=== Data block ===

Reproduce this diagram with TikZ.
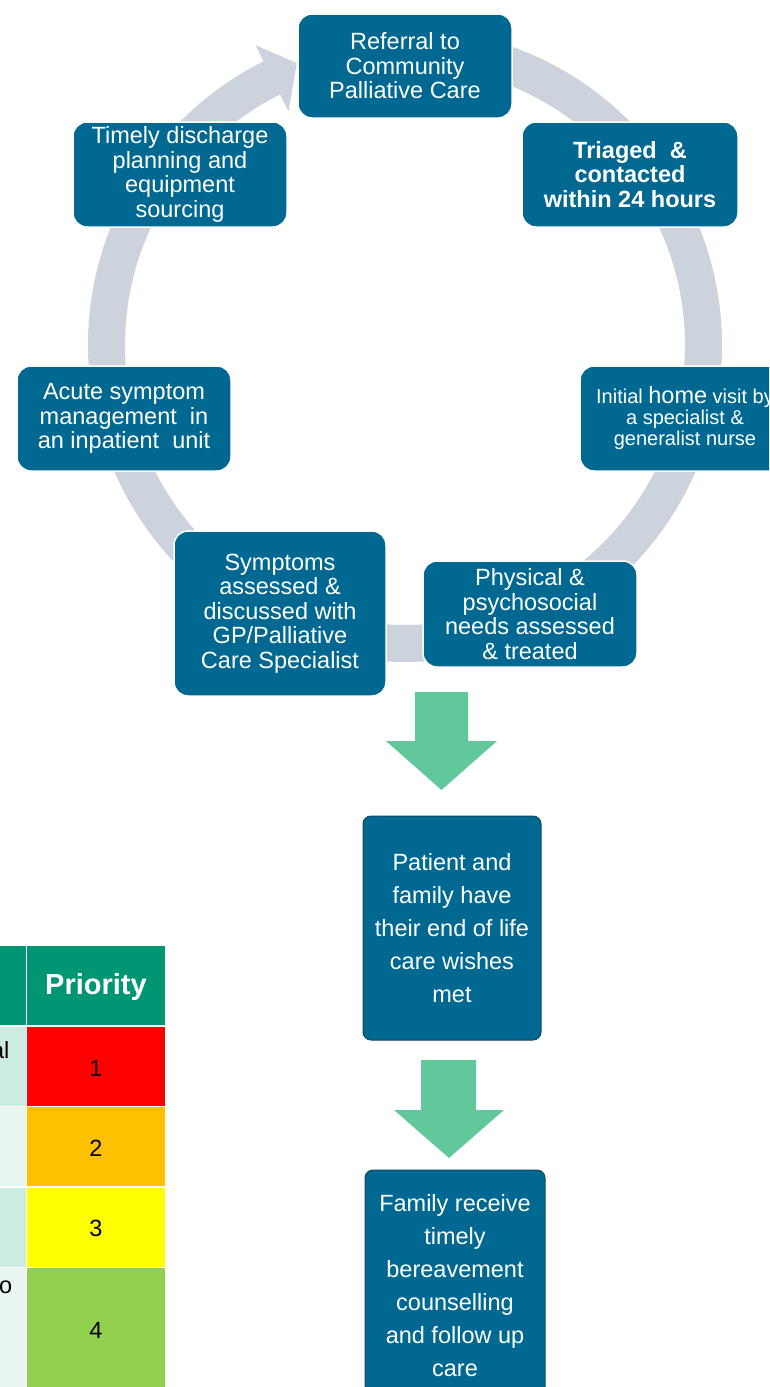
\documentclass[tikz,border=0pt]{standalone}
\usepackage{fontspec}
\setmainfont{Liberation Sans}
\definecolor{nodeblue}{RGB}{0,104,145}
\definecolor{ringgray}{RGB}{204,211,221}
\definecolor{arrowgreen}{RGB}{96,200,155}
\definecolor{hdrgreen}{RGB}{0,150,115}
\definecolor{mintA}{RGB}{204,235,225}
\definecolor{mintB}{RGB}{232,245,240}
\definecolor{prioA}{RGB}{255,0,0}
\definecolor{prioB}{RGB}{255,192,0}
\definecolor{prioC}{RGB}{255,255,0}
\definecolor{prioD}{RGB}{146,208,80}
\definecolor{darkedge}{RGB}{14,70,95}
\begin{document}
\begin{tikzpicture}[x=1pt,y=-1pt,
 cyc/.style={draw=white, line width=1.5pt, fill=nodeblue, rounded corners=14pt, text=white, align=center, inner sep=0pt, font=\fontsize{23.5}{24.5}\selectfont},
 outc/.style={draw=darkedge, line width=1pt, fill=nodeblue, rounded corners=8pt, text=white, align=center, inner sep=0pt, font=\fontsize{23.5}{33}\selectfont},
 ring/.style={draw=ringgray, line width=37pt},
 blockarrow/.style={fill=arrowgreen},
 numtext/.style={font=\fontsize{23.5}{24}\selectfont, text=black, inner sep=0pt},
 celltext/.style={font=\fontsize{23.5}{24}\selectfont, text=black, inner sep=0pt}
]
\useasboundingbox (0,0) rectangle (769,1387);
\clip (0,0) rectangle (769,1387);
\fill[white] (0,0) rectangle (769,1387);

% cycle ring
\draw[ring] plot[domain=-80:244, samples=160, smooth] ({405+298.5*cos(\x)},{345+298.5*sin(\x)});
\fill[ringgray] ({405+261*cos(243.5)},{345+261*sin(243.5)}) -- ({405+335*cos(243.5)},{345+335*sin(243.5)}) -- ({405+302*cos(249)},{345+302*sin(249)}) -- cycle;

% cycle nodes
\node[cyc, minimum width=214pt, minimum height=104pt] (ref) at (405,66) {Referral to\\Community\\Palliative Care};
\node[cyc, minimum width=216pt, minimum height=105pt, font=\fontsize{23.5}{24.5}\selectfont\bfseries] (tri) at (630,174.5) {Triaged\ \ \&\\contacted\\within 24 hours};
\node[cyc, minimum width=210pt, minimum height=105pt, font=\fontsize{20}{21}\selectfont] (home) at (685,418.5) {Initial {\fontsize{23.5}{21}\selectfont home} visit by\\a specialist \&\\generalist nurse};
\node[cyc, minimum width=214pt, minimum height=106pt] (phys) at (530,614) {Physical \&\\psychosocial\\needs assessed\\\& treated};
\node[cyc, minimum width=212pt, minimum height=165pt] (symp) at (280,613.5) {Symptoms\\assessed \&\\discussed with\\GP/Palliative\\Care Specialist};
\node[cyc, minimum width=214pt, minimum height=105pt] (acute) at (124,418.5) {Acute symptom\\management\ \ in\\an inpatient\ \ unit};
\node[cyc, minimum width=214pt, minimum height=105pt] (timely) at (180,174.5) {Timely discharge\\planning and\\equipment\\sourcing};

% outcome nodes
\node[outc, minimum width=178pt, minimum height=224pt] (patient) at (452,928) {Patient and\\family have\\their end of life\\care wishes\\met};
\node[outc, minimum width=180pt, minimum height=232pt] (family) at (455,1286) {Family receive\\timely\\bereavement\\counselling\\and follow up\\care};

% block arrows
\coordinate (tipA) at (441.5,790);
\coordinate (tipB) at (449,1158);
\fill[blockarrow] (415,692) -- (468,692) -- (468,741) -- (497,741) -- (tipA) -- (386,741) -- (415,741) -- cycle;
\fill[blockarrow] (421,1060) -- (476,1060) -- (476,1110) -- (504,1110) -- (tipB) -- (394,1110) -- (421,1110) -- cycle;

% priority table
\fill[hdrgreen] (0,946) rectangle (25.5,1025);
\fill[hdrgreen] (27,946) rectangle (165,1025);
\fill[mintA] (0,1027) rectangle (25.5,1105.5);
\fill[prioA] (27,1027) rectangle (165,1105.5);
\fill[mintB] (0,1107) rectangle (25.5,1186);
\fill[prioB] (27,1107) rectangle (165,1186);
\fill[mintA] (0,1187.5) rectangle (25.5,1266.5);
\fill[prioC] (27,1187.5) rectangle (165,1266.5);
\fill[mintB] (0,1268) rectangle (25.5,1390);
\fill[prioD] (27,1268) rectangle (165,1390);

\node[font=\fontsize{29}{30}\selectfont\bfseries, text=white, inner sep=0pt] (prio) at (96,987) {Priority};
\node[numtext] (pa) at (96,1068) {1};
\node[numtext] (pb) at (96,1148) {2};
\node[numtext] (pc) at (96,1228) {3};
\node[numtext] (pd) at (96,1330) {4};
\node[celltext, anchor=base east] (ca) at (9.5,1058) {al};
\node[celltext, anchor=base east] (cd) at (12.5,1293) {o};
\end{tikzpicture}
\end{document}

===

Exercise goal
Copy out all the data exactly; skip the pictures.

Answer to the exercise
Reproduce this diagram with TikZ.
\documentclass[tikz,border=0pt]{standalone}
\usepackage{fontspec}
\setmainfont{Liberation Sans}
\definecolor{nodeblue}{RGB}{0,104,145}
\definecolor{ringgray}{RGB}{204,211,221}
\definecolor{arrowgreen}{RGB}{96,200,155}
\definecolor{hdrgreen}{RGB}{0,150,115}
\definecolor{mintA}{RGB}{204,235,225}
\definecolor{mintB}{RGB}{232,245,240}
\definecolor{prioA}{RGB}{255,0,0}
\definecolor{prioB}{RGB}{255,192,0}
\definecolor{prioC}{RGB}{255,255,0}
\definecolor{prioD}{RGB}{146,208,80}
\definecolor{darkedge}{RGB}{14,70,95}
\begin{document}
\begin{tikzpicture}[x=1pt,y=-1pt,
 cyc/.style={draw=white, line width=1.5pt, fill=nodeblue, rounded corners=14pt, text=white, align=center, inner sep=0pt, font=\fontsize{23.5}{24.5}\selectfont},
 outc/.style={draw=darkedge, line width=1pt, fill=nodeblue, rounded corners=8pt, text=white, align=center, inner sep=0pt, font=\fontsize{23.5}{33}\selectfont},
 ring/.style={draw=ringgray, line width=37pt},
 blockarrow/.style={fill=arrowgreen},
 numtext/.style={font=\fontsize{23.5}{24}\selectfont, text=black, inner sep=0pt},
 celltext/.style={font=\fontsize{23.5}{24}\selectfont, text=black, inner sep=0pt}
]
\useasboundingbox (0,0) rectangle (769,1387);
\clip (0,0) rectangle (769,1387);
\fill[white] (0,0) rectangle (769,1387);

% cycle ring
\draw[ring] plot[domain=-80:244, samples=160, smooth] ({405+298.5*cos(\x)},{345+298.5*sin(\x)});
\fill[ringgray] ({405+261*cos(243.5)},{345+261*sin(243.5)}) -- ({405+335*cos(243.5)},{345+335*sin(243.5)}) -- ({405+302*cos(249)},{345+302*sin(249)}) -- cycle;

% cycle nodes
\node[cyc, minimum width=214pt, minimum height=104pt] (ref) at (405,66) {Referral to\\Community\\Palliative Care};
\node[cyc, minimum width=216pt, minimum height=105pt, font=\fontsize{23.5}{24.5}\selectfont\bfseries] (tri) at (630,174.5) {Triaged\ \ \&\\contacted\\within 24 hours};
\node[cyc, minimum width=210pt, minimum height=105pt, font=\fontsize{20}{21}\selectfont] (home) at (685,418.5) {Initial {\fontsize{23.5}{21}\selectfont home} visit by\\a specialist \&\\generalist nurse};
\node[cyc, minimum width=214pt, minimum height=106pt] (phys) at (530,614) {Physical \&\\psychosocial\\needs assessed\\\& treated};
\node[cyc, minimum width=212pt, minimum height=165pt] (symp) at (280,613.5) {Symptoms\\assessed \&\\discussed with\\GP/Palliative\\Care Specialist};
\node[cyc, minimum width=214pt, minimum height=105pt] (acute) at (124,418.5) {Acute symptom\\management\ \ in\\an inpatient\ \ unit};
\node[cyc, minimum width=214pt, minimum height=105pt] (timely) at (180,174.5) {Timely discharge\\planning and\\equipment\\sourcing};

% outcome nodes
\node[outc, minimum width=178pt, minimum height=224pt] (patient) at (452,928) {Patient and\\family have\\their end of life\\care wishes\\met};
\node[outc, minimum width=180pt, minimum height=232pt] (family) at (455,1286) {Family receive\\timely\\bereavement\\counselling\\and follow up\\care};

% block arrows
\coordinate (tipA) at (441.5,790);
\coordinate (tipB) at (449,1158);
\fill[blockarrow] (415,692) -- (468,692) -- (468,741) -- (497,741) -- (tipA) -- (386,741) -- (415,741) -- cycle;
\fill[blockarrow] (421,1060) -- (476,1060) -- (476,1110) -- (504,1110) -- (tipB) -- (394,1110) -- (421,1110) -- cycle;

% priority table
\fill[hdrgreen] (0,946) rectangle (25.5,1025);
\fill[hdrgreen] (27,946) rectangle (165,1025);
\fill[mintA] (0,1027) rectangle (25.5,1105.5);
\fill[prioA] (27,1027) rectangle (165,1105.5);
\fill[mintB] (0,1107) rectangle (25.5,1186);
\fill[prioB] (27,1107) rectangle (165,1186);
\fill[mintA] (0,1187.5) rectangle (25.5,1266.5);
\fill[prioC] (27,1187.5) rectangle (165,1266.5);
\fill[mintB] (0,1268) rectangle (25.5,1390);
\fill[prioD] (27,1268) rectangle (165,1390);

\node[font=\fontsize{29}{30}\selectfont\bfseries, text=white, inner sep=0pt] (prio) at (96,987) {Priority};
\node[numtext] (pa) at (96,1068) {1};
\node[numtext] (pb) at (96,1148) {2};
\node[numtext] (pc) at (96,1228) {3};
\node[numtext] (pd) at (96,1330) {4};
\node[celltext, anchor=base east] (ca) at (9.5,1058) {al};
\node[celltext, anchor=base east] (cd) at (12.5,1293) {o};
\end{tikzpicture}
\end{document}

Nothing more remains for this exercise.